In September 2005 he moved to St. Albans City on a one-month loan and made six appearances in total before returning to Reading on 11 October. Soon afterwards, Castle was soon loaned out again, this time joining Rushden & Diamonds in January on loan for the rest of the season. He made his debut against Wrexham, starting in a 2–0 home defeat and with his Reading contract due to expire at the end of the season, Castle made his loan move to Rushden permanent on the last day of the transfer window, signing on a short-term deal until the end of the season. He made one further appearance on 24 April in the Maunsell Cup against Peterborough United before being released by the club at the end of the 2005–06 season.

===Non-league===

Following his release Castle moved into non-league football. He joined Staines Town in July 2006 but remained there for only a few months, making nine league appearances, before joining Conference South side Eastleigh in October. He made just one first team appearance for Eastleigh, a league match against Weston Super Mare, before moving on to Bashley in the Southern League Division One South & West a month later.

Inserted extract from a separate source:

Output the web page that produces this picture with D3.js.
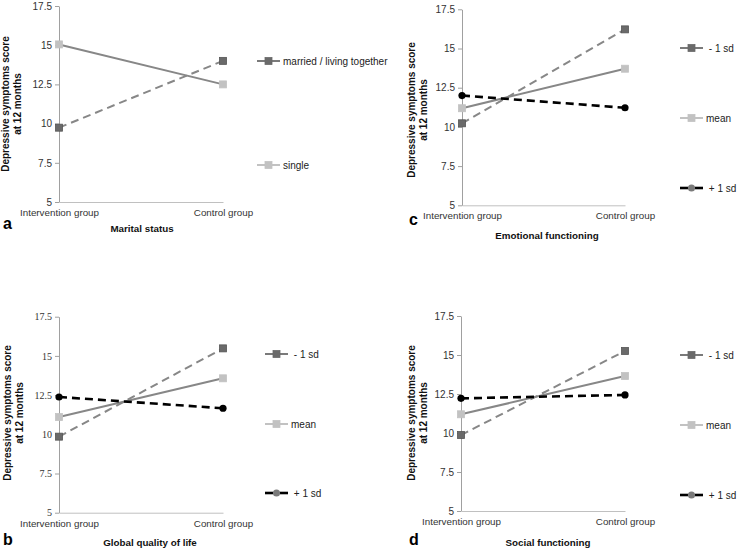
<!DOCTYPE html>
<html>
<head>
<meta charset="utf-8">
<script src="https://cdn.jsdelivr.net/npm/d3@7"></script>
<style>
  body { margin: 0; background: #fff; }
  svg { font-family: "Liberation Sans", Arial, sans-serif; }
  .legend text { white-space: pre; }
</style>
</head>
<body>
<div id="chart"></div>
<script>
// values
const groups = ["Intervention group", "Control group"];
const yTicks = [5, 7.5, 10, 12.5, 15, 17.5];
const yLabel = ["Depressive symptoms score", "at 12 months"];

const maritalLabels = ["married / living together", "single"];
const maritalMarried = [9.74, 14.0];
const maritalSingle = [15.05, 12.5];

const sdLabels = [" - 1 sd", "mean", " + 1 sd"];
const emotionalMinus = [10.23, 16.22];
const emotionalMean = [11.19, 13.71];
const emotionalPlus = [12.0, 11.22];
const globalMinus = [9.85, 15.48];
const globalMean = [11.1, 13.57];
const globalPlus = [12.38, 11.66];
const socialMinus = [9.87, 15.26];
const socialMean = [11.2, 13.65];
const socialPlus = [12.22, 12.44];

const panelTitles = ["Marital status", "Emotional functioning", "Global quality of life", "Social functioning"];
const panelLetters = ["a", "c", "b", "d"];

// series styles
const styleDash = { line: "#878787", dash: "8,5", width: 2, marker: "square", fill: "#6a6a6a", mstroke: "#555", legLine: "#7a7a7a", legFill: "#6a6a6a" };
const styleSolid = { line: "#878787", dash: null, width: 2, marker: "square", fill: "#c2c2c2", mstroke: "#c2c2c2", legLine: "#c2c2c2", legFill: "#c2c2c2" };
const styleBlack = { line: "#000", dash: "8,5", width: 2.6, marker: "circle", fill: "#000", mstroke: "#000", legLine: "#000", legFill: "#7a7a7a" };

const panels = [
  { x0: 59, x1: 223, yTop: 6, yBot: 202, legX: 257, legY: [61, 165], tickFont: null,
    series: [[maritalMarried, styleDash], [maritalSingle, styleSolid]], labels: maritalLabels,
    letter: [3, 229], titleX: 142, titleY: 232, ylx: [5, 17], yly: 104 },
  { x0: 462, x1: 625, yTop: 9.3, yBot: 205.3, legX: 680, legY: [48, 118, 188], tickFont: null,
    series: [[emotionalMinus, styleDash], [emotionalMean, styleSolid], [emotionalPlus, styleBlack]], labels: sdLabels,
    letter: [409, 225], titleX: 547, titleY: 239, ylx: [411, 423], yly: 110 },
  { x0: 59, x1: 223, yTop: 316.7, yBot: 512.7, legX: 265, legY: [354, 424, 493], tickFont: "Liberation Serif, Times New Roman, serif",
    series: [[globalMinus, styleDash], [globalMean, styleSolid], [globalPlus, styleBlack]], labels: sdLabels,
    letter: [3, 545], titleX: 150, titleY: 546, ylx: [7, 19], yly: 413 },
  { x0: 461, x1: 625, yTop: 316, yBot: 511, legX: 680, legY: [355, 425, 495], tickFont: null,
    series: [[socialMinus, styleDash], [socialMean, styleSolid], [socialPlus, styleBlack]], labels: sdLabels,
    letter: [409, 545], titleX: 548, titleY: 546, ylx: [411, 423], yly: 413 }
];

const width = 739, height = 550;
const svg = d3.select("#chart").append("svg").attr("width", width).attr("height", height);

function drawMarker(g, kind, cx, cy, fill, stroke) {
  if (kind === "square") {
    g.append("rect").attr("x", cx - 3.5).attr("y", cy - 3.5).attr("width", 7).attr("height", 7)
      .attr("fill", fill).attr("stroke", stroke).attr("stroke-width", 0.8);
  } else {
    g.append("circle").attr("cx", cx).attr("cy", cy).attr("r", 3.6).attr("fill", fill);
  }
}

panels.forEach((p, i) => {
  const x = d3.scalePoint().domain(groups).range([p.x0, p.x1]).padding(0);
  const y = d3.scaleLinear().domain([5, 17.5]).range([p.yBot, p.yTop]);
  const g = svg.append("g");

  // y axis
  const ya = g.append("g").attr("transform", `translate(${p.x0},0)`)
    .call(d3.axisLeft(y).tickValues(yTicks).tickFormat(d3.format("")).tickSize(4).tickSizeOuter(0).tickPadding(3));
  ya.select(".domain").attr("stroke", "#a0a0a0");
  ya.selectAll(".tick line").attr("stroke", "#a0a0a0");
  ya.selectAll(".tick text").attr("fill", "#333").attr("font-size", 10)
    .attr("font-family", p.tickFont || "Liberation Sans, Arial, sans-serif");

  // x axis
  const xa = g.append("g").attr("transform", `translate(0,${p.yBot})`)
    .call(d3.axisBottom(x).tickSize(0).tickSizeOuter(0).tickPadding(7));
  xa.select(".domain").attr("stroke", "#c0c0c0");
  xa.selectAll(".tick text").attr("fill", "#333").attr("font-size", 9.8)
    .attr("font-family", "Liberation Sans, Arial, sans-serif");

  // series
  const line = d3.line().x((d, j) => x(groups[j])).y(d => y(d));
  p.series.forEach(([vals, st]) => {
    g.append("path").datum(vals).attr("d", line).attr("fill", "none")
      .attr("stroke", st.line).attr("stroke-width", st.width)
      .attr("stroke-dasharray", st.dash);
  });
  p.series.forEach(([vals, st]) => {
    vals.forEach((v, j) => drawMarker(g, st.marker, x(groups[j]), y(v), st.fill, st.mstroke));
  });

  // legend
  const leg = g.append("g").attr("class", "legend");
  p.series.forEach(([vals, st], k) => {
    const ly = p.legY[k];
    if (st.dash) {
      leg.append("line").attr("x1", p.legX).attr("x2", p.legX + 8).attr("y1", ly).attr("y2", ly)
        .attr("stroke", st.legLine).attr("stroke-width", st.width);
      leg.append("line").attr("x1", p.legX + 15).attr("x2", p.legX + 23).attr("y1", ly).attr("y2", ly)
        .attr("stroke", st.legLine).attr("stroke-width", st.width);
    } else {
      leg.append("line").attr("x1", p.legX).attr("x2", p.legX + 23).attr("y1", ly).attr("y2", ly)
        .attr("stroke", st.legLine).attr("stroke-width", st.width);
    }
    drawMarker(leg, st.marker, p.legX + 11.5, ly, st.legFill, st.legFill);
    leg.append("text").attr("x", p.legX + 26).attr("y", ly).attr("dy", "0.35em")
      .attr("font-size", 10).attr("fill", "#222").text(p.labels[k]);
  });

  // y label
  yLabel.forEach((t, k) => {
    g.append("text").attr("transform", `translate(${p.ylx[k]},${p.yly}) rotate(-90)`)
      .attr("text-anchor", "middle").attr("dy", "0.35em")
      .attr("font-size", 10).attr("font-weight", "bold").attr("fill", "#111").text(t);
  });

  // x title and panel letter
  g.append("text").attr("x", p.titleX).attr("y", p.titleY).attr("text-anchor", "middle")
    .attr("font-size", 9.8).attr("font-weight", "bold").attr("fill", "#111").text(panelTitles[i]);
  g.append("text").attr("x", p.letter[0]).attr("y", p.letter[1])
    .attr("font-size", 16).attr("font-weight", "bold").attr("fill", "#000").text(panelLetters[i]);
});
</script>
</body>
</html>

Castle remained at Bashley for three and a half years and helped the club to promotion to the Southern League Premier Division during the 2006–07 season. He made 131 appearances in total, scoring nine goals before moving on to A.F.C. Totton in January 2010. After a brief stay with Totton, Castle joined Southern League Division One South & West rivals Gosport Borough in June, remaining there for one season before switching to Lymington Town on 1 July 2011. Castle was released by the club just three months later though when it emerged he had been playing Sunday league football without permission. Following his release he joined GE Hamble until the end of the 2011–12 season before returning to Southern League football with Winchester City in June 2012. After early exits from the FA Cup and FA Trophy, Castle left Winchester and joined Sholing in September. In April 2019, he reached the milestone of playing 200 matches in all competitions for Sholing. In May 2019, he joined Hamble Club after seven years with Sholing. In February 2020, he joined AFC Portchester. In August 2023, he was back playing for former side Sholing. In July 2024, he joined Millbrook.

==International career==
While at Reading, Castle represented the England under-16s and the
Ireland under-18s at international level.